Significant memories, from childhood to the present, are almost always accompanied in my head by a recollection of what I was wearing at the time. What one wears has always seemed a vital form of self-expression, and as soon as I was able to choose what I wore, I wore with gusto, often making my own clothes from scratch or deconstructing pieces of clothing I already had. In the late seventies and early eighties, when I was a punk, I wasn’t so much into the black bin bags and safety pins, as I was into subverting ideas of how one “should” dress: delicate floral trousers and a mohican, leggings made out of chopped-up t-shirts and sewn directly onto my legs, an old suede coat of my aunts, cut down to a mini-skirt and turned inside out… On and off, for most of my life, I have been able to improvise outfits for any kind of mood, even as I have cycled in and out of obsessions with colours or shapes. Clothes have always been my armour, as well as light relief and solace. I bought them, made them, acquired them, accumulated them, and could always be relied on to have whatever anyone needed for a wedding or a fancy dress party or anything else. Every year in the spring and autumn, I would pull out my boxes of summer and winter clothes, and feel excited about the combination of pieces which would make up the backbone of my wardrobe. Until one autumn, I pulled out the boxes, and realized I wanted to change how I felt about the clothes I had.

After I turned 50, I let my grey hair grow out, and I realized that, particularly in a country where women tend not to allow their grey out, people have very strong opinions about grey hair, which they feel free to express.
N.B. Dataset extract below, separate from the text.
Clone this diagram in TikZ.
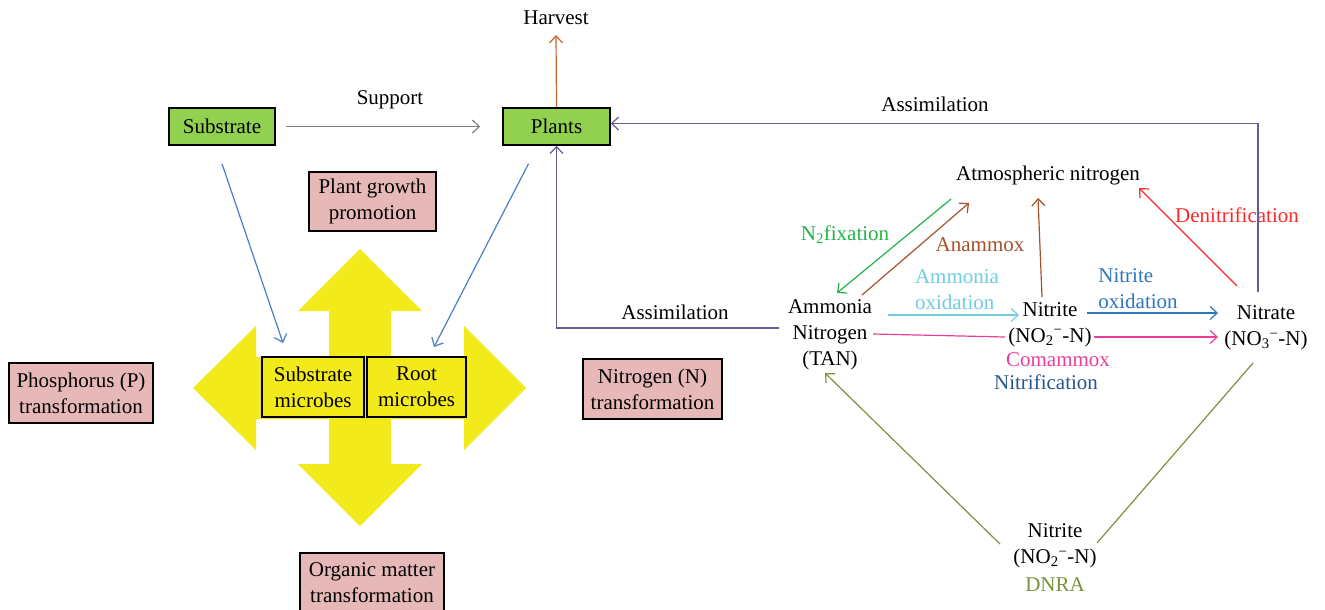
\documentclass[tikz,border=0pt]{standalone}
\usepackage{fontspec}
\setmainfont{Liberation Serif}
\usetikzlibrary{arrows.meta}
\definecolor{boxgreen}{HTML}{92D050}
\definecolor{boxpink}{HTML}{E6B9B8}
\definecolor{crossyellow}{HTML}{F2EA1A}
\definecolor{bluec}{HTML}{4A7EC8}
\definecolor{grayc}{HTML}{808080}
\definecolor{harvestc}{HTML}{C8642E}
\definecolor{purplec}{HTML}{6B5A98}
\definecolor{fixc}{HTML}{22B24C}
\definecolor{anamc}{HTML}{A5522A}
\definecolor{denitc}{HTML}{FF2828}
\definecolor{cyanc}{HTML}{6FCDE0}
\definecolor{nitoxc}{HTML}{2E75C0}
\definecolor{comc}{HTML}{E8409A}
\definecolor{nitrifc}{HTML}{24568F}
\definecolor{olivec}{HTML}{77933C}
\begin{document}
\begin{tikzpicture}[x=1pt,y=-1pt,
  every node/.style={font=\fontsize{21}{26}\selectfont, inner sep=0pt, align=center},
  greenbox/.style={draw=black, line width=1.5pt, fill=boxgreen, minimum width=106pt, minimum height=37pt},
  pinkbox/.style={draw=black, line width=1.5pt, fill=boxpink, minimum height=60pt},
  yellowbox/.style={draw=black, line width=1.5pt, fill=crossyellow, minimum height=60pt},
  conn/.style={line width=1.2pt, -{Straight Barb[length=7pt,width=13pt]}},
  plainline/.style={line width=1.2pt}
]
\useasboundingbox (0,0) rectangle (1325,610);
% yellow cross
\fill[crossyellow] (360,249) -- (422,311) -- (391,311) -- (391,357) -- (464,357) -- (464,326)
  -- (526,388) -- (464,450) -- (464,419) -- (391,419) -- (391,464) -- (422,464)
  -- (360,526) -- (298,464) -- (329,464) -- (329,419) -- (256,419) -- (256,450)
  -- (193,388) -- (256,326) -- (256,357) -- (329,357) -- (329,311) -- (298,311) -- cycle;

% boxes
\node[greenbox] (substrate) at (222,126.5) {Substrate};
\node[greenbox, minimum width=107pt] (plants) at (556.5,126.5) {Plants};
\node[pinkbox, minimum width=127pt, minimum height=59pt] (pgp) at (372.5,201.5) {Plant growth\\promotion};
\node[pinkbox, minimum width=144pt] (phos) at (81,393) {Phosphorus (P)\\transformation};
\node[pinkbox, minimum width=139pt] (ntrans) at (652.5,389) {Nitrogen (N)\\transformation};
\node[pinkbox, minimum width=144pt] (organic) at (372,583) {Organic matter\\transformation};
\node[yellowbox, minimum width=102pt] (submic) at (313,387) {Substrate\\microbes};
\node[yellowbox, minimum width=99pt] (rootmic) at (416.5,387) {Root\\microbes};

% text nodes
\node (harvest) at (556,18) {Harvest};
\node (support) at (390,100) {Support};
\node (assim1) at (935,104) {Assimilation};
\node (assim2) at (675,312) {Assimilation};
\node (atm) at (1048,175) {Atmospheric nitrogen};
\node (tan) at (830,335) {Ammonia\\Nitrogen\\(TAN)};
\node (nit) at (1050,324.5) {Nitrite\\(NO\textsubscript{2}\textsuperscript{−}-N)};
\node (nitrate) at (1266,328) {Nitrate\\(NO\textsubscript{3}\textsuperscript{−}-N)};
\node (nit2) at (1055,546) {Nitrite\\(NO\textsubscript{2}\textsuperscript{−}-N)};
\node[text=olivec] (dnra) at (1055,585) {DNRA};
\node[text=fixc] (fixlab) at (845,235) {N\textsubscript{2}fixation};
\node[text=anamc] (anamlab) at (980,245) {Anammox};
\node[text=denitc] (denitlab) at (1237,215) {Denitrification};
\node[text=cyanc, align=left] (aoxlab) at (957,290) {Ammonia\\oxidation};
\node[text=nitoxc, align=left] (noxlab) at (1138,289) {Nitrite\\oxidation};
\node[text=comc] (comlab) at (1058,360) {Comammox};
\node[text=nitrifc] (nitriflab) at (1046,382) {Nitrification};

% connectors, left part
\draw[conn, grayc] ([xshift=10pt]substrate.east) -- ([xshift=-22pt]plants.west);
\draw[conn, harvestc] (plants.north) -- ([yshift=-17pt]harvest.center);
\draw[conn, bluec] ([yshift=-18pt]substrate.south) -- ([shift={(-30,-44)}]submic.center);
\draw[conn, bluec] ([shift={(-28,18)}]plants.south) -- ([shift={(17.5,-40)}]rootmic.center);
\draw[conn, purplec] ([shift={(-51,-7)}]tan.center) -| (plants.south);
\draw[conn, purplec] ([shift={(-8,-36)}]nitrate.center) |- ([yshift=3pt]plants.east);

% nitrogen cycle
\draw[conn, fixc] ([shift={(-97,24)}]atm.center) -- ([shift={(7,-42)}]tan.center);
\draw[conn, anamc] ([shift={(32,-40)}]tan.center) -- ([shift={(-79,28)}]atm.center);
\draw[conn, anamc] ([shift={(-8,-27.5)}]nit.center) -- ([shift={(-10,23)}]atm.center);
\draw[conn, denitc] ([shift={(-29,-42)}]nitrate.center) -- ([shift={(91,13)}]atm.center);
\draw[conn, cyanc] ([shift={(58,-20)}]tan.center) -- ([shift={(-31,-9.5)}]nit.center);
\draw[conn, nitoxc] ([shift={(37,-11.5)}]nit.center) -- ([shift={(-48,-15)}]nitrate.center);
\draw[plainline, comc] ([shift={(43,-1)}]tan.center) -- ([shift={(-45,12.5)}]nit.center);
\draw[conn, comc] ([shift={(44,12.5)}]nit.center) -- ([shift={(-48,9)}]nitrate.center);
\draw[conn, olivec] ([shift={(-55,-2)}]nit2.center) -- ([shift={(-5,38)}]tan.center);
\draw[plainline, olivec] ([shift={(-13,35)}]nitrate.center) -- ([shift={(42,-3)}]nit2.center);
\end{tikzpicture}
\end{document}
I wanted it to be clear that the colour of my hair was a positive choice, not representative of a drifting into invisibility. Somehow, though, my wardrobe was drifting that way; I seemed to have multiples of soft, shapeless wool dresses, and multiples of … well, everything really. Although I prided myself on not being a high-street, fast-fashion consumer, I had access to attractive, inexpensive clothes to switch up the old faithfuls, and unlike the old faithfuls, the inexpensive ones had a tendency to start to decline after a few washes, so I had back-ups.
Being simultaneously bored and overwhelmed by my clothes, added to the feeling that I wanted to dress a bit more like a grown up and less like a deranged ageing toddler (fun though that look could be), as well as an interest in knowing where my clothes came from and how they were made, prompted me to make the decision to completely overhaul my wardrobe. And although I had no intention of starting from scratch, I did ask myself the question, if I WAS starting from scratch, where would I start?